I can tell that Adam is going to have a successful financial life because he’s disciplined, getting great work experience, and thinking about the future at such a young age. He has an extremely long time horizon, even if he decides to retire in his 50s or 60s.
Here are four investing tips for college students:
Tip #1: Read Investing Books
Most students graduate from high school or college without ever taking a personal finance class. Take your investing education into your own hands by reading good books. They’re inexpensive, or even free at the library, and can provide information that’s priceless!

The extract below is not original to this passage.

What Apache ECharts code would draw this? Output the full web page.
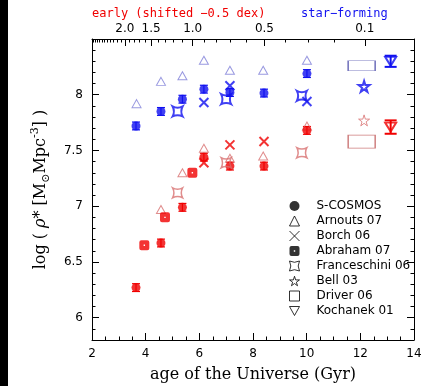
<!DOCTYPE html>
<html>
<head>
<meta charset="utf-8">
<script src="https://cdn.jsdelivr.net/npm/echarts@6/dist/echarts.min.js"></script>
<style>
  html, body { margin: 0; padding: 0; background: #fff; }
  #chart { width: 424px; height: 386px; }
</style>
</head>
<body>
<div id="chart"></div>
<script>
// ---- Stellar mass density vs. cosmic age ----
// Ages in Gyr, values in log(rho*) [Msun Mpc^-3]; early types are shifted by -0.5 dex.

const cosmosAge   = [3.64, 4.57, 5.37, 6.17, 7.14, 8.41, 10.01];
const cosmosSF    = [7.72, 7.85, 7.96, 8.05, 8.02, 8.015, 8.19];
const cosmosEarly = [6.27, 6.67, 6.99, 7.44, 7.36, 7.36, 7.68];
const cosmosErr   = [0.035, 0.035, 0.035, 0.035, 0.035, 0.035, 0.035];

const arnoutsAgeSF    = [3.66, 4.57, 5.37, 6.17, 7.14, 8.38, 10.01];
const arnoutsSF       = [7.92, 8.12, 8.17, 8.31, 8.22, 8.22, 8.31];
const arnoutsAgeEarly = [4.57, 5.37, 6.17, 7.14, 8.38, 10.01];
const arnoutsEarly    = [6.97, 7.30, 7.52, 7.43, 7.45, 7.72];

const borchAgeSF    = [6.17, 7.14, 10.01];
const borchSF       = [7.93, 8.08, 7.94];
const borchAgeEarly = [6.17, 7.14, 8.41];
const borchEarly    = [7.39, 7.55, 7.58];

const abrahamAge   = [3.95, 4.72, 5.74];
const abrahamEarly = [6.65, 6.90, 7.30];

const franceschiniAge   = [5.19, 7.00, 9.82];
const franceschiniSF    = [7.85, 7.96, 7.99];
const franceschiniEarly = [7.12, 7.39, 7.48];

const bellAge   = [12.14];
const bellSF    = [8.075];
const bellEarly = [7.77];

const driverAge   = [12.05];
const driverSF    = [8.26];
const driverEarly = [7.58];

const kochanekAge      = [13.13];
const kochanekSF       = [8.30];
const kochanekEarly    = [7.71];
const kochanekErrSF    = [0.05];
const kochanekErrEarly = [0.06];

// Axis ticks
const rhoMajorTicks = [6, 6.5, 7, 7.5, 8];
const zLabelValues  = [2.0, 1.5, 1.0, 0.5, 0.1];
const zLabelText    = ['2.0', '1.5', '1.0', '0.5', '0.1'];

// Flat LCDM (H0=70, Om=0.3, OL=0.7) age of the Universe at redshift z, in Gyr
function ageAtZ(z) {
  const Om = 0.3, OL = 0.7, hubbleTime = 977.8 / 70;
  return hubbleTime * 2 / (3 * Math.sqrt(OL)) *
    Math.asinh(Math.sqrt(OL / Om) * Math.pow(1 + z, -1.5));
}

const zMajorAges = zLabelValues.map(ageAtZ);
const zMinorAges = [];
for (let i = 1; i <= 31; i++) {
  const z = i / 10;
  if (!zLabelValues.some(v => Math.abs(v - z) < 1e-6)) zMinorAges.push(ageAtZ(z));
}

const rhoMinorTicks = [];
for (let i = 59; i <= 84; i++) {
  const v = i / 10;
  if (!rhoMajorTicks.some(m => Math.abs(m - v) < 1e-6)) rhoMinorTicks.push(v);
}

const BLUE = '#1010f0';
const RED = '#f00000';
const BLUE_LIGHT = '#8080d8';
const RED_LIGHT = '#d87070';

const SYM_X = 'path://M0,0 L10,10 M10,0 L0,10';
const SYM_ABRAHAM = 'path://M2,0 L8,0 Q10,0 10,2 L10,8 Q10,10 8,10 L2,10 Q0,10 0,8 L0,2 Q0,0 2,0 Z M4.3,4.3 L4.3,5.7 L5.7,5.7 L5.7,4.3 Z';
const SYM_FRANC = 'path://M0,0 Q5,2.6 10,0 Q7.4,5 10,10 Q5,7.4 0,10 Q2.6,5 0,0 Z';
const SYM_STAR = 'path://M50,0 L61,35 L98,35 L68,57 L79,91 L50,70 L21,91 L32,57 L2,35 L39,35 Z';
const SYM_DOWN = 'path://M0,0 L10,0 L5,9 Z';

function pts(ages, vals) {
  return ages.map((a, i) => [a, vals[i]]);
}

function scatter(name, ages, vals, symbol, size, itemStyle, z) {
  return {
    type: 'scatter', name: name, xAxisIndex: 0, yAxisIndex: 0,
    data: pts(ages, vals), symbol: symbol, symbolSize: size,
    itemStyle: itemStyle, z: z || 3, silent: true
  };
}

function errorBars(ages, vals, errs, color, capHalf, width) {
  return {
    type: 'custom', xAxisIndex: 0, yAxisIndex: 0, silent: true, z: 2,
    data: ages.map((a, i) => [a, vals[i], errs[i]]),
    encode: { x: 0, y: 1 },
    renderItem: function (params, api) {
      const x = api.value(0), y = api.value(1), e = api.value(2);
      const hi = api.coord([x, y + e]);
      const lo = api.coord([x, y - e]);
      const st = { stroke: color, lineWidth: width };
      return {
        type: 'group',
        children: [
          { type: 'line', shape: { x1: hi[0], y1: hi[1], x2: lo[0], y2: lo[1] }, style: st },
          { type: 'line', shape: { x1: hi[0] - capHalf, y1: hi[1], x2: hi[0] + capHalf, y2: hi[1] }, style: st },
          { type: 'line', shape: { x1: lo[0] - capHalf, y1: lo[1], x2: lo[0] + capHalf, y2: lo[1] }, style: st }
        ]
      };
    }
  };
}

const hollow = (c, w) => ({ color: 'transparent', borderColor: c, borderWidth: w });

const tickFont = { fontFamily: 'DejaVu Sans', fontSize: 12, color: '#000' };

const chart = echarts.init(document.getElementById('chart'), null, { renderer: 'canvas' });

chart.setOption({
  animation: false,
  backgroundColor: '#fff',
  grid: { left: 92, right: 10, top: 39, bottom: 46, outerBoundsMode: 'none' },
  xAxis: [
    {
      type: 'value', position: 'bottom', min: 2, max: 14, interval: 2,
      axisLine: { show: true, lineStyle: { color: '#000', width: 1 } },
      axisTick: { show: true, inside: true, length: 7, lineStyle: { color: '#000' } },
      minorTick: { show: true, splitNumber: 4, length: 3.5, lineStyle: { color: '#000' } },
      splitLine: { show: false },
      axisLabel: Object.assign({ margin: 8 }, tickFont),
      name: 'age of the Universe (Gyr)', nameLocation: 'middle', nameGap: 27,
      nameTextStyle: { fontFamily: 'DejaVu Serif', fontSize: 16, color: '#000' }
    },
    {
      type: 'value', position: 'top', min: 2, max: 14,
      axisLine: { show: true, lineStyle: { color: '#000', width: 1 } },
      axisTick: { show: true, inside: true, length: 7, customValues: zMajorAges, lineStyle: { color: '#000' } },
      axisLabel: Object.assign({
        margin: 4, customValues: zMajorAges,
        formatter: function (v) {
          let best = 0;
          zMajorAges.forEach((a, i) => { if (Math.abs(a - v) < Math.abs(zMajorAges[best] - v)) best = i; });
          return zLabelText[best];
        }
      }, tickFont),
      splitLine: { show: false }
    },
    {
      type: 'value', position: 'top', min: 2, max: 14,
      axisLine: { show: false },
      axisTick: { show: true, inside: true, length: 3.5, customValues: zMinorAges, lineStyle: { color: '#000' } },
      axisLabel: { show: false },
      splitLine: { show: false }
    }
  ],
  yAxis: [
    {
      type: 'value', position: 'left', min: 5.8, max: 8.5,
      axisLine: { show: true, lineStyle: { color: '#000', width: 1 } },
      axisTick: { show: true, inside: true, length: 7, customValues: rhoMajorTicks, lineStyle: { color: '#000' } },
      axisLabel: Object.assign({ margin: 9, customValues: rhoMajorTicks }, tickFont),
      splitLine: { show: false },
      name: '{t|log ( }{g|ρ}{t|* [M}{sub|⊙}{t|Mpc}{sup|-3}{t|] )}',
      nameLocation: 'middle', nameGap: 40, nameRotate: 90,
      nameTextStyle: {
        color: '#000',
        rich: {
          t: { fontFamily: 'DejaVu Serif', fontSize: 16, color: '#000', lineHeight: 22 },
          g: { fontFamily: 'DejaVu Serif', fontStyle: 'italic', fontSize: 16, color: '#000', lineHeight: 22 },
          sub: { fontFamily: 'DejaVu Serif', fontSize: 11, color: '#000', lineHeight: 12, verticalAlign: 'bottom' },
          sup: { fontFamily: 'DejaVu Serif', fontSize: 11, color: '#000', lineHeight: 12, verticalAlign: 'top' }
        }
      }
    },
    {
      type: 'value', position: 'left', min: 5.8, max: 8.5,
      axisLine: { show: false },
      axisTick: { show: true, inside: true, length: 3.5, customValues: rhoMinorTicks, lineStyle: { color: '#000' } },
      axisLabel: { show: false }, splitLine: { show: false }
    },
    {
      type: 'value', position: 'right', min: 5.8, max: 8.5,
      axisLine: { show: true, lineStyle: { color: '#000', width: 1 } },
      axisTick: { show: true, inside: true, length: 7, customValues: rhoMajorTicks, lineStyle: { color: '#000' } },
      axisLabel: { show: false }, splitLine: { show: false }
    },
    {
      type: 'value', position: 'right', min: 5.8, max: 8.5,
      axisLine: { show: false },
      axisTick: { show: true, inside: true, length: 3.5, customValues: rhoMinorTicks, lineStyle: { color: '#000' } },
      axisLabel: { show: false }, splitLine: { show: false }
    }
  ],
  legend: {
    orient: 'vertical', left: 289, top: 200, padding: 0,
    itemWidth: 10, itemHeight: 10, itemGap: 3,
    selectedMode: false,
    textStyle: { fontFamily: 'DejaVu Sans', fontSize: 12, color: '#000', lineHeight: 10, padding: [0, 0, 0, 12] },
    data: [
      { name: 'S-COSMOS', icon: 'circle', itemStyle: { color: '#000', borderWidth: 0 } },
      { name: 'Arnouts 07', icon: 'triangle', itemStyle: hollow('#000', 1) },
      { name: 'Borch 06', icon: SYM_X, itemStyle: hollow('#000', 1) },
      { name: 'Abraham 07', icon: SYM_ABRAHAM, itemStyle: { color: '#000', borderWidth: 0 } },
      { name: 'Franceschini 06', icon: SYM_FRANC, itemStyle: hollow('#000', 1) },
      { name: 'Bell 03', icon: SYM_STAR, itemStyle: hollow('#000', 1) },
      { name: 'Driver 06', icon: 'rect', itemStyle: hollow('#000', 1) },
      { name: 'Kochanek 01', icon: SYM_DOWN, itemStyle: hollow('#000', 1) }
    ]
  },
  graphic: [
    { type: 'rect', left: 0, top: 0, shape: { width: 8, height: 386 }, style: { fill: '#000' }, silent: true },
    { type: 'text', left: 92, top: 8, style: { text: 'early (shifted \u22120.5 dex)', fill: RED, font: '12px "DejaVu Sans Mono"' }, silent: true },
    { type: 'text', left: 301, top: 8, style: { text: 'star\u2212forming', fill: BLUE, font: '12px "DejaVu Sans Mono"' }, silent: true }
  ],
  series: [
    // error bars
    errorBars(cosmosAge, cosmosSF, cosmosErr, BLUE, 4, 1.2),
    errorBars(cosmosAge, cosmosEarly, cosmosErr, RED, 4, 1.2),
    errorBars(kochanekAge, kochanekSF, kochanekErrSF, BLUE, 6, 2),
    errorBars(kochanekAge, kochanekEarly, kochanekErrEarly, RED, 6, 2),

    // star-forming
    scatter('Arnouts 07', arnoutsAgeSF, arnoutsSF, 'triangle', [9, 8], hollow(BLUE_LIGHT, 1)),
    scatter('Driver 06', driverAge, driverSF, 'rect', [27, 10], hollow('#5a5ab0', 1)),
    scatter('S-COSMOS', cosmosAge, cosmosSF, 'circle', 9, { color: BLUE }),
    scatter('Borch 06', borchAgeSF, borchSF, SYM_X, 9, hollow(BLUE, 2)),
    scatter('Franceschini 06', franceschiniAge, franceschiniSF, SYM_FRANC, 10, hollow(BLUE, 2)),
    scatter('Bell 03', bellAge, bellSF, SYM_STAR, 11, hollow(BLUE, 2)),
    scatter('Kochanek 01', kochanekAge, kochanekSF, SYM_DOWN, [11, 9], hollow(BLUE, 2)),

    // early types
    scatter('Arnouts 07', arnoutsAgeEarly, arnoutsEarly, 'triangle', [9, 8], hollow(RED_LIGHT, 1)),
    scatter('Driver 06', driverAge, driverEarly, 'rect', [27, 13], hollow('#c05a5a', 1)),
    scatter('S-COSMOS', cosmosAge, cosmosEarly, 'circle', 9, { color: RED }),
    scatter('Abraham 07', abrahamAge, abrahamEarly, SYM_ABRAHAM, 10, { color: RED }),
    scatter('Borch 06', borchAgeEarly, borchEarly, SYM_X, 9, hollow(RED, 2)),
    scatter('Franceschini 06', franceschiniAge, franceschiniEarly, SYM_FRANC, 10, hollow(RED_LIGHT, 1.5)),
    scatter('Bell 03', bellAge, bellEarly, SYM_STAR, 11, hollow(RED_LIGHT, 1)),
    scatter('Kochanek 01', kochanekAge, kochanekEarly, SYM_DOWN, [11, 9], hollow(RED, 2))
  ]
});
</script>
</body>
</html>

My book, Money Girl’s Smart Moves to Grow Rich, tells you everything you need to know about the basics of investing, retirement accounts, and much more. Here are a few more great books that I recommend:
- The Truth About Retirement Plans and IRAs by Ric Edelman
- The New Savage Number by Terry Savage
- Making the Most of Your Money Now by Jane Bryant Quinn
Tip #2: Don’t Waste Time
Typical college students are thinking about joining a sorority and the next keg party, not about retirement, like Adam is. Here’s the upside to investing as soon as possible:
Let’s say you invest $5,000 a year, or about $100 a week, starting in college and continue for 40 years with an average 8% annual return. You’d accumulate about $1.5 million—not too shabby.
Having time allows you to harness the amazing power of compounding interest. Compounding means that the interest you earn gets added back to your principal. So you earn interest on your interest and the balance grows at an increasing rate.
But if you procrastinate and let time slip away, you lose it’s earning potential. Waiting until age 45 to get started means that you’d need to save more than $31,000 a year for 20 years to end up with that same $1.5 million.
You’d pay a total of $620,000 ($31,000 x 20 years) out of your pocket over 20 years compared to paying a total of just $200,000 ($5,000 x 40 years) when you start early and invest over 40 years.
Remember that investing early is like getting a healthy retirement nest egg on sale! It’s one of the best financial habits you can develop. Even putting aside small amounts on a regular basis can go a long way toward reaching goals like retirement, saving for a house, or paying for college.
Remember that investing early is like getting a healthy retirement nest egg on sale!